The Null Device

2014/2/9

In the Los Angeles suburb of Los Feliz, someone has opened a fake Starbucks outlet labelled “Dumb Starbucks”. The logos, cups, furniture and design are all very close to Starbucks' corporate scheme, with the crucial difference that everything is preceded with the word “dumb”, from the name on the logo to the names of drinks like “Dumb Grande” and even to CD cases on display with titles like “Dumb Jazz Standards” and “Dumb Norah Jones Duets”. The outlet is currently giving away coffee for free to the large numbers of bemused punters queuing outside; a notice in the window asserts that the use of the word “dumb” makes the store a parody, and thus negates trademark law (a somewhat sketchy assertion), and that the store is a real business, though is masquerading as an art gallery for legal reasons.
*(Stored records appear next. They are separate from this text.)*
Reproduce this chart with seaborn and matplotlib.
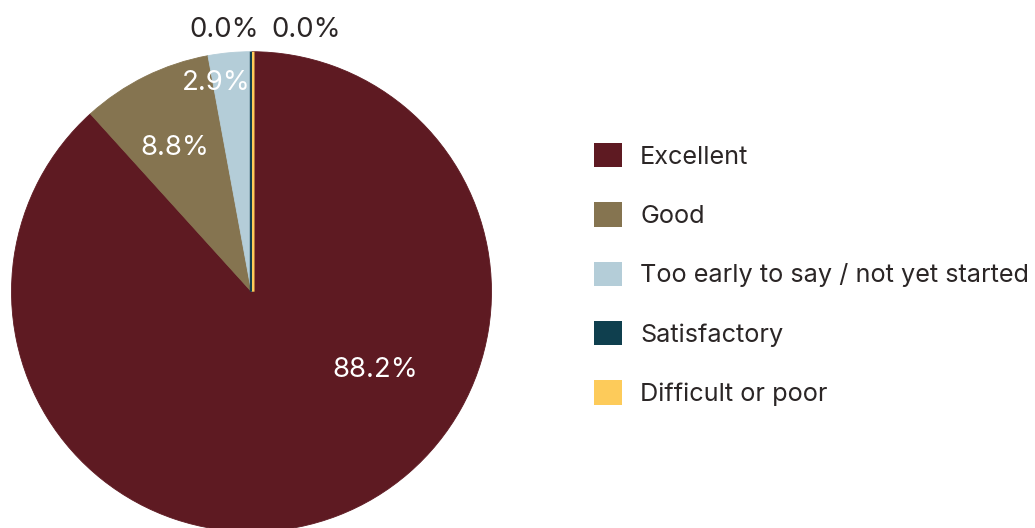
import matplotlib
matplotlib.use("Agg")
import matplotlib.pyplot as plt
import matplotlib.patheffects as pe
from matplotlib.patches import Patch
import seaborn as sns

# Survey responses (percent of respondents)
categories = ["Excellent", "Good", "Too early to say / not yet started",
              "Satisfactory", "Difficult or poor"]
shares = [88.2, 8.8, 2.9, 0.0, 0.0]
colors = ["#5E1A22", "#857450", "#B4CDD8", "#0F3F4E", "#FDCB5A"]

# Label anchors (pie-radius units from the centre) and colours
label_pos = [(0.515, -0.354), (-0.321, 0.570), (-0.148, 0.840),
             (-0.1125, 1.061), (0.227, 1.061)]
label_colors = ["white", "white", "white", "#2B2626", "#2B2626"]

sns.set_theme(style="white")
plt.rcParams["font.family"] = ["Inter", "DejaVu Sans"]

DPI = 100
W, H = 1035, 528
CX, CY, R = 251.5, 291.7, 240.0   # pie centre / radius in pixels

fig = plt.figure(figsize=(W / DPI, H / DPI), dpi=DPI)
ax = fig.add_axes([0, 0, 1, 1])

palette = sns.color_palette(colors)
wedges, _ = ax.pie(shares, colors=palette, startangle=90, counterclock=False,
                   radius=1.0, wedgeprops=dict(linewidth=0.6))
for w, c in zip(wedges, palette):
    w.set_edgecolor(c)

# Zero-size slices are shown as thin strokes along the radius, side by side
stroke_specs = [(3, 2.4, -0.5), (4, 2.5, 1.75)]  # (index, width px, shift px)
for idx, lw_px, shift_px in stroke_specs:
    w = wedges[idx]
    w.set_joinstyle("bevel")
    w.set_capstyle("butt")
    lw_pt = lw_px * 72 / DPI
    w.set_linewidth(lw_pt)
    w.set_path_effects([pe.Stroke(offset=(shift_px * 72 / DPI, 0),
                                  linewidth=lw_pt, foreground=palette[idx])])

for v, (lx, ly), lc in zip(shares, label_pos, label_colors):
    ax.text(lx, ly, f"{v:.1f}%", color=lc, fontsize=19.8,
            ha="center", va="baseline")

ax.set_xlim(-CX / R, (W - CX) / R)
ax.set_ylim(-(H - CY) / R, CY / R)
ax.set_aspect("equal")
ax.axis("off")

handles = [Patch(facecolor=c, edgecolor="none") for c in palette]
fig.legend(handles, categories, loc="upper left",
           bbox_to_anchor=(594 / W, 1 - 143 / H), frameon=False,
           fontsize=18.2, labelcolor="#2B2626", handlelength=1.1,
           handleheight=1.1, handletextpad=0.72, labelspacing=1.33,
           borderpad=0, borderaxespad=0)

fig.savefig("out.png", dpi=DPI)
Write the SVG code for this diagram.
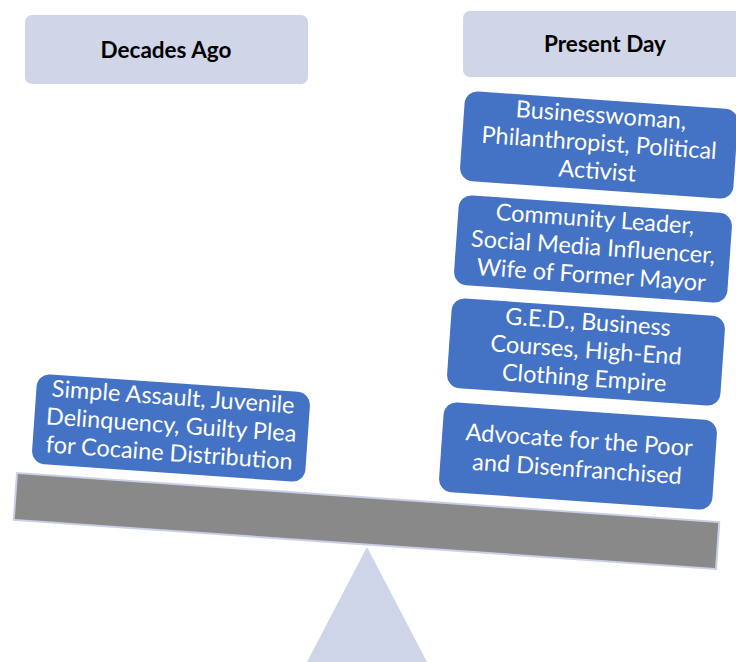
<svg xmlns="http://www.w3.org/2000/svg" width="736" height="662" viewBox="0 0 736 662">
  <style>
    .hdr { fill: #d0d5e8; }
    .hdr-t { font-family: Lato, "Liberation Sans", sans-serif; font-weight: bold; font-size: 22.5px; fill: #000; text-anchor: middle; }
    .card { fill: #4472c4; }
    .card-t { font-family: Lato, "Liberation Sans", sans-serif; font-size: 23.5px; fill: #fff; text-anchor: middle; }
    .beam { fill: #898989; stroke: #c9cfe6; stroke-width: 2; }
    .fulcrum { fill: #cfd5e8; }
  </style>

  <!-- column headings -->
  <g id="heading-past">
    <rect class="hdr" x="25" y="15" width="283" height="69" rx="7"/>
    <text class="hdr-t" x="166" y="58">Decades Ago</text>
  </g>
  <g id="heading-present">
    <rect class="hdr" x="463" y="11" width="290" height="66" rx="7"/>
    <text class="hdr-t" x="605" y="52">Present Day</text>
  </g>

  <!-- fulcrum and beam -->
  <g id="fulcrum">
    <polygon class="fulcrum" points="367,547 307,662 427,662"/>
  </g>
  <g id="beam">
    <rect class="beam" x="-352" y="-23.5" width="704" height="47" transform="translate(366.5 521) rotate(4)"/>
  </g>

  <!-- left pan -->
  <g id="past-record" transform="translate(171 428) rotate(4)">
    <rect class="card" x="-137" y="-45" width="274" height="90" rx="13"/>
    <text class="card-t" y="-23">Simple Assault, Juvenile</text>
    <text class="card-t" y="5">Delinquency, Guilty Plea</text>
    <text class="card-t" y="33">for Cocaine Distribution</text>
  </g>

  <!-- right pan, stacked -->
  <g id="present-roles" transform="translate(599 145) rotate(4)">
    <rect class="card" x="-137" y="-45" width="274" height="90" rx="13"/>
    <text class="card-t" y="-22">Businesswoman,</text>
    <text class="card-t" y="6">Philanthropist, Political</text>
    <text class="card-t" y="34">Activist</text>
  </g>
  <g id="present-community" transform="translate(593 249) rotate(4)">
    <rect class="card" x="-137" y="-45" width="274" height="90" rx="13"/>
    <text class="card-t" y="-22">Community Leader,</text>
    <text class="card-t" y="6">Social Media Influencer,</text>
    <text class="card-t" y="34">Wife of Former Mayor</text>
  </g>
  <g id="present-education" transform="translate(586 352) rotate(4)">
    <rect class="card" x="-137" y="-45" width="274" height="90" rx="13"/>
    <text class="card-t" y="-22">G.E.D., Business</text>
    <text class="card-t" y="6">Courses, High-End</text>
    <text class="card-t" y="34">Clothing Empire</text>
  </g>
  <g id="present-advocacy" transform="translate(578 456) rotate(4)">
    <rect class="card" x="-137" y="-45" width="274" height="90" rx="13"/>
    <text class="card-t" y="-8">Advocate for the Poor</text>
    <text class="card-t" y="21">and Disenfranchised</text>
  </g>
</svg>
It is not clear who is behind Dumb Starbucks; the baristas were hired from ads on Craigslist. The fitting out of the store must have cost a fair bit, and the whole enterprise must have involved considerable organisation for something ephemeral (chances are it'll be gone by the time Starbucks' lawyers get around to dealing with it). Is it some wealthy Discordian using their fortune to freak the mundanes and fill the world with the inexplicable? A (well-funded) performance art project? Banksy's latest happening? A viral campaign for Starbucks themselves? Or (as someone in the MetaFilter thread suggested) some implausibly rich guy who, for some reason, was pissed off at Starbucks throwing money at annoying them in the way that only a narcissist insulated from everyday reality by nigh-unimaginable wealth can? Or some other explanation altogether fnord?